In the 1980s and 1990s, music and hip hop culture embraced veganism as a way to resist oppressive mainstream diets and reclaim control over their health and communities. Wu Tang Clan’s RZA has been one of hip-hop's most vocal advocates of veganism. Stevie Wonder, Erykah Badu, Prince, Lenny Kravitz, Lizzo, and many more music icons eat meatless.

Today, many people of color continue to advocate for veganism as a way to challenge systemic inequalities in the food system and promote environmental justice. The intersection of veganism with social and environmental activism is a growing movement, with many progressive organizations working to center the experiences and leadership of people of color in this work.

“To associate veganism and vegetarianism with whiteness, you’re totally discounting our cultural heritage,” says Dr. Psyche Williams-Forson, a food scholar at the University of Maryland in the film The Invisible Vegan.
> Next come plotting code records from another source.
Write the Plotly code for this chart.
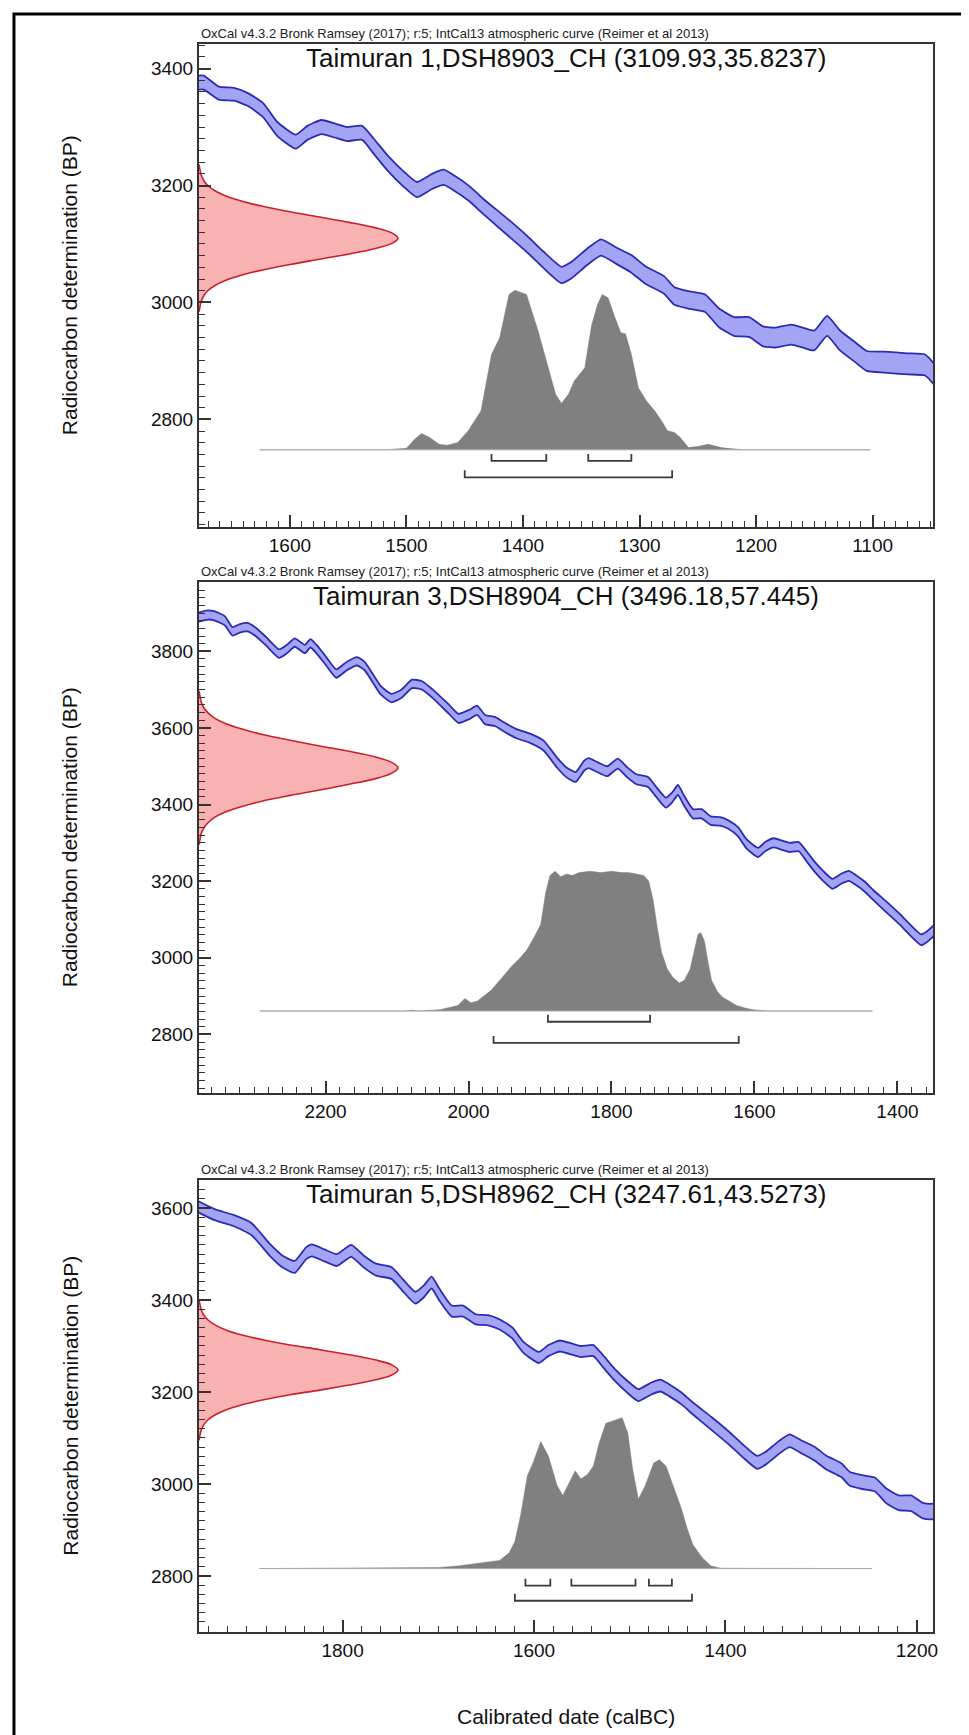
import plotly.graph_objects as go

W, H = 969, 1735

# ---------------- data ----------------
OXCAL = "OxCal v4.3.2 Bronk Ramsey (2017); r:5; IntCal13 atmospheric curve (Reimer et al 2013)"
X_TITLE = "Calibrated date (calBC)"
Y_TITLE = "Radiocarbon determination (BP)"

# IntCal13 curve (calBC, BP, 1-sigma)
CAL_YEAR = [2380, 2365, 2356, 2341, 2330, 2320, 2309, 2298, 2283, 2265, 2254, 2243, 2229, 2221, 2210,
            2199, 2185, 2170, 2156, 2145, 2123, 2108, 2094, 2079, 2065, 2050, 2028, 2014, 1999, 1988,
            1977, 1963, 1950, 1933, 1914, 1895, 1876, 1863, 1850, 1838, 1832, 1819, 1806, 1791, 1778,
            1765, 1749, 1737, 1724, 1715, 1707, 1699, 1686, 1674, 1661, 1648, 1636, 1623, 1611, 1595,
            1585, 1573, 1560, 1551, 1538, 1528, 1516, 1503, 1491, 1478, 1468, 1459, 1446, 1434, 1415,
            1396, 1383, 1367, 1358, 1345, 1333, 1320, 1307, 1295, 1279, 1270, 1257, 1244, 1232, 1219,
            1206, 1194, 1183, 1170, 1160, 1150, 1139, 1128, 1115, 1105, 1090, 1070, 1055, 1045]
CAL_BP = [3888, 3895, 3893, 3880, 3852, 3860, 3863, 3851, 3826, 3794, 3806, 3823, 3806, 3821, 3800,
          3774, 3742, 3762, 3774, 3761, 3699, 3678, 3689, 3715, 3711, 3689, 3650, 3625, 3635, 3646,
          3622, 3617, 3602, 3585, 3573, 3554, 3509, 3484, 3472, 3502, 3508, 3497, 3487, 3507, 3484,
          3466, 3459, 3432, 3405, 3419, 3438, 3412, 3376, 3376, 3358, 3356, 3347, 3329, 3297, 3275,
          3290, 3300, 3293, 3288, 3290, 3267, 3238, 3212, 3193, 3207, 3214, 3204, 3186, 3164, 3132,
          3099, 3074, 3047, 3056, 3078, 3094, 3080, 3066, 3047, 3030, 3011, 3004, 2999, 2974, 2959,
          2958, 2942, 2940, 2945, 2940, 2935, 2960, 2935, 2915, 2900, 2898, 2895, 2893, 2872]
CAL_SIG = [12, 12, 12, 12, 11, 11, 11, 11, 11, 11, 11, 11, 11, 11, 11,
           11, 11, 11, 11, 11, 11, 11, 11, 11, 11, 11, 12, 12, 12, 12,
           12, 12, 12, 12, 12, 13, 13, 13, 13, 13, 13, 13, 13, 13, 13,
           13, 13, 13, 13, 13, 13, 13, 12, 12, 11, 11, 11, 12, 12, 12,
           12, 12, 12, 12, 12, 13, 13, 13, 13, 13, 13, 13, 13, 13, 14,
           14, 14, 14, 14, 14, 14, 14, 15, 15, 15, 15, 15, 15, 16, 16,
           17, 17, 17, 17, 17, 17, 17, 17, 17, 17, 18, 18, 18, 18]

# relative width of the measured (red) distributions
RED_W = [0.0, 0.005, 0.011, 0.023, 0.044, 0.080, 0.135, 0.216, 0.325, 0.458, 0.607, 0.755, 0.883, 0.969, 1.0,
         0.969, 0.883, 0.755, 0.607, 0.458, 0.325, 0.216, 0.135, 0.080, 0.044, 0.023, 0.011, 0.005, 0.0]

# Sample 1
S1_TITLE = "Taimuran 1,DSH8903_CH (3109.93,35.8237)"
S1_RED_BP = [2984, 2993, 3002, 3011, 3020, 3029, 3038, 3047, 3056, 3065, 3074, 3083, 3092, 3101, 3110,
             3119, 3128, 3137, 3146, 3155, 3164, 3173, 3182, 3191, 3200, 3209, 3218, 3227, 3236]
S1_YEAR = [1626, 1518, 1500, 1493, 1487, 1480, 1472, 1465, 1456, 1447, 1436, 1427, 1420, 1412, 1407,
           1397, 1387, 1378, 1372, 1367, 1361, 1356, 1347, 1341, 1336, 1332, 1327, 1321, 1316, 1312,
           1307, 1301, 1294, 1287, 1281, 1276, 1270, 1265, 1258, 1250, 1241, 1230, 1212, 1102]
S1_PROB = [0, 0, 0.01, 0.066, 0.102, 0.077, 0.035, 0.029, 0.046, 0.119, 0.244, 0.598, 0.702, 0.973, 1.0,
           0.973, 0.744, 0.514, 0.348, 0.291, 0.348, 0.431, 0.514, 0.785, 0.91, 0.973, 0.952, 0.827, 0.733, 0.727,
           0.598, 0.389, 0.306, 0.244, 0.181, 0.119, 0.108, 0.077, 0.014, 0.021, 0.035, 0.014, 0, 0]
S1_R68 = [[1427, 1380], [1344, 1307]]
S1_R95 = [[1450, 1272]]

# Sample 3
S3_TITLE = "Taimuran 3,DSH8904_CH (3496.18,57.445)"
S3_RED_BP = [3295, 3309, 3324, 3338, 3352, 3367, 3381, 3395, 3410, 3424, 3438, 3453, 3467, 3482, 3496,
             3510, 3525, 3539, 3553, 3568, 3582, 3597, 3611, 3625, 3640, 3654, 3668, 3683, 3697]
S3_YEAR = [2292, 2090, 2080, 2070, 2040, 2015, 2005, 1997, 1988, 1978, 1968, 1958, 1948, 1938, 1928,
           1918, 1908, 1899, 1892, 1886, 1879, 1871, 1863, 1855, 1845, 1830, 1815, 1800, 1786, 1776,
           1765, 1755, 1748, 1742, 1736, 1730, 1722, 1714, 1705, 1698, 1690, 1684, 1679, 1675, 1670,
           1665, 1660, 1652, 1645, 1635, 1625, 1612, 1600, 1580, 1435]
S3_PROB = [0, 0, 0.006, 0, 0.01, 0.04, 0.09, 0.06, 0.07, 0.11, 0.15, 0.21, 0.27, 0.33, 0.38,
           0.44, 0.53, 0.62, 0.85, 0.97, 1.0, 0.96, 0.98, 0.97, 0.99, 1.0, 0.99, 1.0, 0.99, 0.99,
           0.98, 0.97, 0.93, 0.8, 0.6, 0.42, 0.3, 0.24, 0.2, 0.22, 0.3, 0.45, 0.55, 0.56, 0.5,
           0.35, 0.22, 0.14, 0.1, 0.07, 0.04, 0.02, 0.008, 0, 0]
S3_R68 = [[1889, 1746]]
S3_R95 = [[1965, 1622]]

# Sample 5
S5_TITLE = "Taimuran 5,DSH8962_CH (3247.61,43.5273)"
S5_RED_BP = [3095, 3106, 3117, 3128, 3139, 3150, 3161, 3172, 3183, 3194, 3204, 3215, 3226, 3237, 3248,
             3259, 3270, 3281, 3292, 3302, 3313, 3324, 3335, 3346, 3357, 3368, 3379, 3390, 3401]
S5_YEAR = [1887, 1737, 1699, 1680, 1661, 1648, 1636, 1626, 1620, 1614, 1607, 1601, 1593, 1585, 1576,
           1570, 1563, 1557, 1551, 1544, 1538, 1532, 1525, 1516, 1508, 1502, 1497, 1491, 1484, 1475,
           1469, 1462, 1453, 1446, 1440, 1434, 1424, 1415, 1405, 1352, 1247]
S5_PROB = [0, 0.002, 0.007, 0.017, 0.033, 0.039, 0.054, 0.104, 0.18, 0.354, 0.615, 0.702, 0.842, 0.746, 0.552,
           0.485, 0.572, 0.648, 0.593, 0.626, 0.68, 0.833, 0.963, 0.985, 1.0, 0.898, 0.659, 0.461, 0.548, 0.7,
           0.722, 0.678, 0.526, 0.396, 0.265, 0.157, 0.07, 0.017, 0.002, 0, 0]
S5_R68 = [[1609, 1583], [1561, 1494], [1480, 1456]]
S5_R95 = [[1620, 1435]]

SAMPLES = [
    dict(title=S1_TITLE, red=S1_RED_BP, year=S1_YEAR, prob=S1_PROB, r68=S1_R68, r95=S1_R95),
    dict(title=S3_TITLE, red=S3_RED_BP, year=S3_YEAR, prob=S3_PROB, r68=S3_R68, r95=S3_R95),
    dict(title=S5_TITLE, red=S5_RED_BP, year=S5_YEAR, prob=S5_PROB, r68=S5_R68, r95=S5_R95),
]

# ---------------- layout (pixel geometry) ----------------
PLOT_L, PLOT_R = 192, 930
PANELS = [
    dict(top=36, bottom=519, xr=[1678, 1048], yr=[2616, 3442], xdt=100, xmin=10,
         base=2748, height=273, y68=2729, y95=2701, tk=12),
    dict(top=574, bottom=1085, xr=[2377, 1350], yr=[2647, 3981], xdt=200, xmin=20,
         base=2861, height=365, y68=2833, y95=2778, tk=18),
    dict(top=1172, bottom=1624, xr=[1950, 1183], yr=[2678, 3661], xdt=200, xmin=20,
         base=2816, height=328, y68=2779, y95=2746, tk=15),
]
RED_TIP_PX = 392

FONT = "Liberation Sans, Arial, sans-serif"
AX_COLOR = "#333333"
BLUE_FILL = "#a4a4f4"
BLUE_LINE = "#2b2bb3"
RED_FILL = "#f8b2b2"
RED_LINE = "#c9202b"
GRAY = "#808080"

fig = go.Figure()
lower = [b - s for b, s in zip(CAL_BP, CAL_SIG)]
upper = [b + s for b, s in zip(CAL_BP, CAL_SIG)]

annotations = []
layout = {}
xdom = [PLOT_L / W, PLOT_R / W]
for i, (p, s) in enumerate(zip(PANELS, SAMPLES)):
    n = i + 1
    xa, ya, xo = f"x{n}", f"y{n}", f"x{n + 3}"
    ydom = [1 - p["bottom"] / H, 1 - p["top"] / H]
    common = dict(hoverinfo="skip", showlegend=False)

    # calibration curve band
    bl = dict(color=BLUE_LINE, width=1.8, shape="spline", smoothing=0.5)
    fig.add_trace(go.Scatter(x=CAL_YEAR, y=lower, mode="lines", line=bl, xaxis=xa, yaxis=ya, **common))
    fig.add_trace(go.Scatter(x=CAL_YEAR, y=upper, mode="lines", line=bl,
                             fill="tonexty", fillcolor=BLUE_FILL, xaxis=xa, yaxis=ya, **common))
    # calibrated distribution
    gy = [p["base"] + v * p["height"] for v in s["prob"]]
    fig.add_trace(go.Scatter(x=s["year"], y=gy, mode="lines", line=dict(color=GRAY, width=0.5),
                             fill="toself", fillcolor=GRAY, xaxis=xa, yaxis=ya, **common))
    fig.add_trace(go.Scatter(x=[s["year"][0], s["year"][-1]], y=[p["base"], p["base"]], mode="lines",
                             line=dict(color="#a8a8a8", width=1), xaxis=xa, yaxis=ya, **common))
    # range brackets
    bx, by = [], []
    for rngs, yl in ((s["r68"], p["y68"]), (s["r95"], p["y95"])):
        for a, b in rngs:
            bx += [a, a, b, b, None]
            by += [yl + p["tk"], yl, yl, yl + p["tk"], None]
    fig.add_trace(go.Scatter(x=bx, y=by, mode="lines", line=dict(color="#3c3c3c", width=1.8),
                             xaxis=xa, yaxis=ya, **common))
    # measured radiocarbon distribution
    fig.add_trace(go.Scatter(x=RED_W, y=s["red"], mode="lines", line=dict(color=RED_LINE, width=1.6, shape="spline"),
                             fill="tozerox", fillcolor=RED_FILL, xaxis=xo, yaxis=ya, **common))

    axcommon = dict(showline=True, linewidth=2, linecolor=AX_COLOR, mirror=True, showgrid=False,
                    zeroline=False, ticks="inside", ticklen=12, tickwidth=1.5, tickcolor=AX_COLOR,
                    tickfont=dict(family=FONT, size=19, color="#111111"), fixedrange=True)
    layout[f"xaxis{n}"] = dict(domain=xdom, anchor=ya, range=p["xr"], tickmode="linear", tick0=0,
                               dtick=p["xdt"],
                               minor=dict(dtick=p["xmin"], tick0=0, ticks="inside", ticklen=6,
                                          tickwidth=1.2, tickcolor=AX_COLOR),
                               **axcommon)
    layout[f"yaxis{n}"] = dict(domain=ydom, anchor=xa, range=p["yr"], tickmode="linear", tick0=0, dtick=200,
                               minor=dict(dtick=20, tick0=0, ticks="inside", ticklen=6,
                                          tickwidth=1.2, tickcolor=AX_COLOR),
                               **axcommon)
    tip_frac = (RED_TIP_PX - PLOT_L) / (PLOT_R - PLOT_L)
    layout[f"xaxis{n + 3}"] = dict(domain=xdom, overlaying=xa, anchor=ya, range=[0, 1 / tip_frac],
                                   visible=False, fixedrange=True)

    annotations.append(dict(text=OXCAL, x=PLOT_L / W, y=1 - (p["top"] - 1) / H, xref="paper", yref="paper",
                            xanchor="left", yanchor="bottom", showarrow=False,
                            font=dict(family=FONT, size=13, color="#222222")))
    annotations.append(dict(text=s["title"], x=(PLOT_L + PLOT_R) / 2 / W, y=1 - (p["top"] + 14) / H,
                            xref="paper", yref="paper", xanchor="center", yanchor="middle", showarrow=False,
                            font=dict(family=FONT, size=26, color="#111111")))
    annotations.append(dict(text=Y_TITLE, x=62 / W, y=1 - (p["top"] + p["bottom"]) / 2 / H,
                            xref="paper", yref="paper", xanchor="center", yanchor="middle", textangle=-90,
                            showarrow=False, font=dict(family=FONT, size=21, color="#111111")))

annotations.append(dict(text=X_TITLE, x=(PLOT_L + PLOT_R) / 2 / W, y=1 - 1708 / H, xref="paper", yref="paper",
                        xanchor="center", yanchor="middle", showarrow=False,
                        font=dict(family=FONT, size=21, color="#111111")))

fig.update_layout(width=W, height=H, autosize=False, margin=dict(l=0, r=0, t=0, b=0),
                  paper_bgcolor="white", plot_bgcolor="white", annotations=annotations,
                  shapes=[dict(type="rect", xref="paper", yref="paper", x0=6 / W, x1=963 / W,
                               y0=1 - 1730 / H, y1=1 - 6 / H, line=dict(color="black", width=3))],
                  **layout)

fig.write_html("out.html")
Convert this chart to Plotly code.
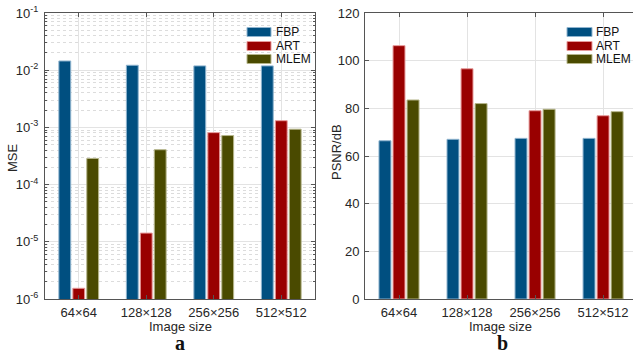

The Invisible Vegan explores the problem of unhealthy dietary patterns in the African-American community, foregrounding the health and wellness possibilities enabled by plant-based vegan diets and lifestyle choices.

"If we human beings are children of nature, then it is to nature we must look for our health..." - Alvenia Fulton

“Alvenia was ahead of her time,” says Nicole, “and just one of many examples of how the Black community has truly paved the way for the current movement to take health into your own hands with a plant-based diet.”